Thursday, May 24, 2007

War then and now


This
story about soldiers from the 10th Mountain Division in Iraq was linked over on Conscientious - with first class reportage from Michael Kambar of the NY Times (all pictures here his except the last two). A patrol searching for missing US troops is itself ambushed and takes fatal casualites. As Conscientious notes, the Times is having a Vietnam Moment.

Up until perhaps 10 or 12 years ago, a story like this might have received several consecutive pages as photo essay in Life or Time or Newsweek or the Observer or Paris Match. Now, while the flash slide show and sound is very good to watch - and I haven't seen the issue of the NY Times the print story is in, I wonder if it has the same impact as that "old" photo essays did?



I wouldn't be surprised if more people actually watch the flash video than would have seen the story in Life (okay, I'm not 100% sure on that). But I also wonder if watching it on a computer screen - at work, in the home office, has quite the same impact as the story laying there on the kitchen table, or the coffee table, or in the dentists office, to be leafed through several times, and maybe leafed through again when you come across it a few months later when you are clearing out the magazine rack?



As someone recently said, analogue (and maybe print - even if the photos were originally digital) is about traces, digital is about flow. I wonder if these things now flow past us too quickly on the Internet. Maybe we need the traces to linger longer in our hands and homes and memories?

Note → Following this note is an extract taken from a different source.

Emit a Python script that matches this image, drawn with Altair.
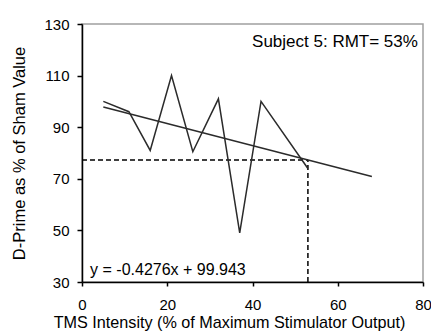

(And as Joerg said, watch it now before it disappears behind the NY Times commercial firewall - another thing that didn't happen with your old copies of Life...)


(Larry Burrows)

I don't think I'm just being nostalgic here for the "glory days of photojournalism". Despite all the information quickly and easily available now, there seems to still be a substantial difference - flow and trace.




1 comment:

Stan B. said...

It makes one very moving slide show- for the length of time on screen.

Back in the day, that large LIFE magazine cover (and two page spreads) would've been out on thousands of newsstands staring out on the streets of cities and towns alike, as we went to work, got lunch, and came home- one very strong visual reminder during the work day routine, repeatedly snapping you out of your reality into a hell several thousand miles away. Those who bought it, would take it home where it would be shared or discussed with the rest of the family and maybe read on the way back to work the next morning, where other commuters would take notice.

Digital viewing is immediate, private and fleeting, the printed image more permanent, interactive and resonant.